**GOAL**. In the lines below, output everything from the first line through the line containing "const TREND_LABEL = 'y = -0,0504x + 450'" exactly as it is. Pictures are not part of the output.

**PROVIDED DATA**.
★ ★ ★ ★

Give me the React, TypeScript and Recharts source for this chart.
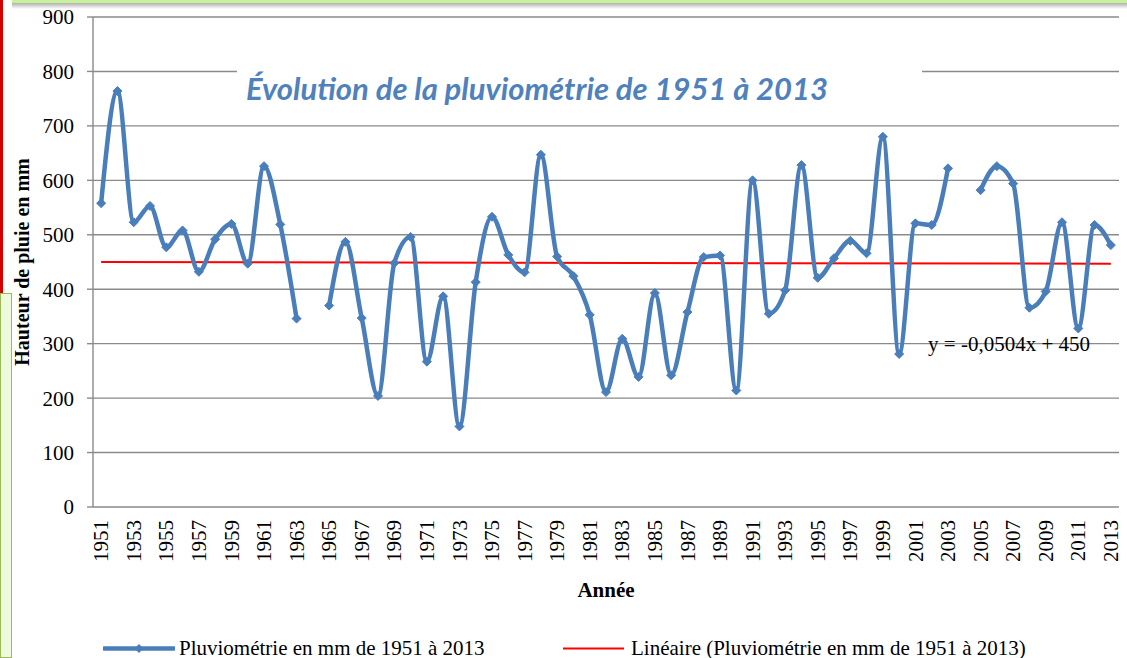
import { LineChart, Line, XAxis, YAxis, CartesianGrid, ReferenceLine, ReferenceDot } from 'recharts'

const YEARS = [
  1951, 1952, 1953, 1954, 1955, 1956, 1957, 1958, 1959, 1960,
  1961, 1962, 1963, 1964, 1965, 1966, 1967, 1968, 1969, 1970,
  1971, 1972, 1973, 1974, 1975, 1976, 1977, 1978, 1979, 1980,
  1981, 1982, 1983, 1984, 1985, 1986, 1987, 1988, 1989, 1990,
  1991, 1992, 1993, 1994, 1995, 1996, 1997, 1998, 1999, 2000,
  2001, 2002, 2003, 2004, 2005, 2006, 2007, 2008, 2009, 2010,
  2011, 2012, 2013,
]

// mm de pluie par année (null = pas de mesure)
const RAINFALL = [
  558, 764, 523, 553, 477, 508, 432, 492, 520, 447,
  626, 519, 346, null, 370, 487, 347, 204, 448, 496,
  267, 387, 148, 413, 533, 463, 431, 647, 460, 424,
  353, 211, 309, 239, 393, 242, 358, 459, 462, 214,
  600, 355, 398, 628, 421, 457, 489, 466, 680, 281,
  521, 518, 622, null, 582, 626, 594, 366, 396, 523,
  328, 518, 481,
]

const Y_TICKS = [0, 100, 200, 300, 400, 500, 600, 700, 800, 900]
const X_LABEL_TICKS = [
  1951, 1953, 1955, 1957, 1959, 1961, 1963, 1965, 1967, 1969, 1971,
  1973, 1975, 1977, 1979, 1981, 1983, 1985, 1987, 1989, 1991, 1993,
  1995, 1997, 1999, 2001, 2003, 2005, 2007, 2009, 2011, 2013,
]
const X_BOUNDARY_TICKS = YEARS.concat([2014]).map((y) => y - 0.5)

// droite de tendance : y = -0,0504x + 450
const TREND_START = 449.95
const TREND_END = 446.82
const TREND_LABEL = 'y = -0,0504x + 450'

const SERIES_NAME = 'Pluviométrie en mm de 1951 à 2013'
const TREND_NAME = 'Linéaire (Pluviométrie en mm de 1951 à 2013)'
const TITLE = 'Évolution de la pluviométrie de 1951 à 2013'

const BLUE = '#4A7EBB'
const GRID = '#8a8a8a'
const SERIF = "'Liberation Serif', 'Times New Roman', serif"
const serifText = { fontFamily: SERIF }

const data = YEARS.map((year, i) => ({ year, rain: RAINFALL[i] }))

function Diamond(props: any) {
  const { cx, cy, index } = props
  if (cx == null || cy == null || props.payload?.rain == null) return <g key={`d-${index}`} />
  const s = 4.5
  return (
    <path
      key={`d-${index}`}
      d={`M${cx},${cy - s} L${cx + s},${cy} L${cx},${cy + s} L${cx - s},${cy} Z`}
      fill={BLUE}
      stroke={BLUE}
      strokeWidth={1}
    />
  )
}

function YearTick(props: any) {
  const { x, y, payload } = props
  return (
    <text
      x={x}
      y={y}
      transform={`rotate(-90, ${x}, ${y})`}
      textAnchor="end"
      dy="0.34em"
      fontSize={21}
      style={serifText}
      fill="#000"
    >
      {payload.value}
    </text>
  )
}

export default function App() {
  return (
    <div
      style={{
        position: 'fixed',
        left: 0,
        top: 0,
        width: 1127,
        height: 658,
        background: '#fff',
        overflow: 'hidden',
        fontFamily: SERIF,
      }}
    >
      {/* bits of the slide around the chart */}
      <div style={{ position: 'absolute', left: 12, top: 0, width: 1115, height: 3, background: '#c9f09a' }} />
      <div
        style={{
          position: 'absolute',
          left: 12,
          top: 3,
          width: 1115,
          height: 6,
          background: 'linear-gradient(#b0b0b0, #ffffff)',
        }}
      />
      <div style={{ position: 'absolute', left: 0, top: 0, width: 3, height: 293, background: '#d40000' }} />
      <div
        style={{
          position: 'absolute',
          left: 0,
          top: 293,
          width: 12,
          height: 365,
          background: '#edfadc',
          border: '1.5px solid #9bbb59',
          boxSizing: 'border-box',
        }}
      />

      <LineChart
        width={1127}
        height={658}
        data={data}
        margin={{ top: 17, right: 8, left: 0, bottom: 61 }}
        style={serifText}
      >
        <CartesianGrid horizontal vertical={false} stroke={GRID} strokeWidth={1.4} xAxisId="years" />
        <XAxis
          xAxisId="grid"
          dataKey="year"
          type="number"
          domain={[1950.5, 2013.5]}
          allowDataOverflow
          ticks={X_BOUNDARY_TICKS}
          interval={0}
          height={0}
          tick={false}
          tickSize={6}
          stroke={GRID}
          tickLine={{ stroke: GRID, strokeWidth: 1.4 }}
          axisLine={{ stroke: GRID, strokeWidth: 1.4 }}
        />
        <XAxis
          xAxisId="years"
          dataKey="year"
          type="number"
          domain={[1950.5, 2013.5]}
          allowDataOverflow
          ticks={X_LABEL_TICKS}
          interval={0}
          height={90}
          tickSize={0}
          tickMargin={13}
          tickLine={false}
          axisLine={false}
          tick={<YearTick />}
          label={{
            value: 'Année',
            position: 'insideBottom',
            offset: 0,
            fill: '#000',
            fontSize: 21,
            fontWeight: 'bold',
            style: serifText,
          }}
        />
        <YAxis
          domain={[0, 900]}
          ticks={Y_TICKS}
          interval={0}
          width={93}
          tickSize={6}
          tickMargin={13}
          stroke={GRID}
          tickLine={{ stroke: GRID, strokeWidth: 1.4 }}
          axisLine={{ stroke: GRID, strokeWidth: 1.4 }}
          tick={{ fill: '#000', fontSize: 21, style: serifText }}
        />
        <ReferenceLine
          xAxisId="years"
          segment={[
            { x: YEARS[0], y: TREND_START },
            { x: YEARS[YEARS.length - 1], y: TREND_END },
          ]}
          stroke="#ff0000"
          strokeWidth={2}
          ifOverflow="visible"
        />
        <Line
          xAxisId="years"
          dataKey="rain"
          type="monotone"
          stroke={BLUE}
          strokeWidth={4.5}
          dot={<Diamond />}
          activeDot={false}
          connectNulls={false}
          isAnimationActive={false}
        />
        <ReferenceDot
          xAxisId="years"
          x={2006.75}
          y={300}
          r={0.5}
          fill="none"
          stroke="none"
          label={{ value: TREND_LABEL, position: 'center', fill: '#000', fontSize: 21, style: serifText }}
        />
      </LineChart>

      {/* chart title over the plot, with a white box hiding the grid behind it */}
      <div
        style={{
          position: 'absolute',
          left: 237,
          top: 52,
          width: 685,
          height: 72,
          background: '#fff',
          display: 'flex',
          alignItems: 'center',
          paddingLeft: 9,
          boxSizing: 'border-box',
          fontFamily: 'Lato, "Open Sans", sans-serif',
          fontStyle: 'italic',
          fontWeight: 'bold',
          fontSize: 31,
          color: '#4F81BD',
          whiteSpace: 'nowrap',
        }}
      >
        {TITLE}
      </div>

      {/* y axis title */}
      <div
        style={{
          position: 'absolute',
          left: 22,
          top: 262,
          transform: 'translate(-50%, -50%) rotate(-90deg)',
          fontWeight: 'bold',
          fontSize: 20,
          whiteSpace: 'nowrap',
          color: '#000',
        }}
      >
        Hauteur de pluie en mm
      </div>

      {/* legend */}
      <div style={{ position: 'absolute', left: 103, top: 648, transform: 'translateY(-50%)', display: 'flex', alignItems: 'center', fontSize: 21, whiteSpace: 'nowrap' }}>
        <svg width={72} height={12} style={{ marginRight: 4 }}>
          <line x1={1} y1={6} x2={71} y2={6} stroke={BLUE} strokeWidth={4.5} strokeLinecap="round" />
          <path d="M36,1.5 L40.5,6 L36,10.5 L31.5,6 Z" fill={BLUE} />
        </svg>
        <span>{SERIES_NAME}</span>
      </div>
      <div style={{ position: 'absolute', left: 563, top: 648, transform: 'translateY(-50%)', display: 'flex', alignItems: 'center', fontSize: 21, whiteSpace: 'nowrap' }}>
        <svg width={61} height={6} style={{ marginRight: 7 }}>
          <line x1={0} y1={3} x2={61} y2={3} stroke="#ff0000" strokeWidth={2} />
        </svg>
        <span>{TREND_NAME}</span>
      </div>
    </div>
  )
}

★ ★ ★ ★

**EXERCISE SOLUTION**.
Give me the React, TypeScript and Recharts source for this chart.
import { LineChart, Line, XAxis, YAxis, CartesianGrid, ReferenceLine, ReferenceDot } from 'recharts'

const YEARS = [
  1951, 1952, 1953, 1954, 1955, 1956, 1957, 1958, 1959, 1960,
  1961, 1962, 1963, 1964, 1965, 1966, 1967, 1968, 1969, 1970,
  1971, 1972, 1973, 1974, 1975, 1976, 1977, 1978, 1979, 1980,
  1981, 1982, 1983, 1984, 1985, 1986, 1987, 1988, 1989, 1990,
  1991, 1992, 1993, 1994, 1995, 1996, 1997, 1998, 1999, 2000,
  2001, 2002, 2003, 2004, 2005, 2006, 2007, 2008, 2009, 2010,
  2011, 2012, 2013,
]

// mm de pluie par année (null = pas de mesure)
const RAINFALL = [
  558, 764, 523, 553, 477, 508, 432, 492, 520, 447,
  626, 519, 346, null, 370, 487, 347, 204, 448, 496,
  267, 387, 148, 413, 533, 463, 431, 647, 460, 424,
  353, 211, 309, 239, 393, 242, 358, 459, 462, 214,
  600, 355, 398, 628, 421, 457, 489, 466, 680, 281,
  521, 518, 622, null, 582, 626, 594, 366, 396, 523,
  328, 518, 481,
]

const Y_TICKS = [0, 100, 200, 300, 400, 500, 600, 700, 800, 900]
const X_LABEL_TICKS = [
  1951, 1953, 1955, 1957, 1959, 1961, 1963, 1965, 1967, 1969, 1971,
  1973, 1975, 1977, 1979, 1981, 1983, 1985, 1987, 1989, 1991, 1993,
  1995, 1997, 1999, 2001, 2003, 2005, 2007, 2009, 2011, 2013,
]
const X_BOUNDARY_TICKS = YEARS.concat([2014]).map((y) => y - 0.5)

// droite de tendance : y = -0,0504x + 450
const TREND_START = 449.95
const TREND_END = 446.82
const TREND_LABEL = 'y = -0,0504x + 450'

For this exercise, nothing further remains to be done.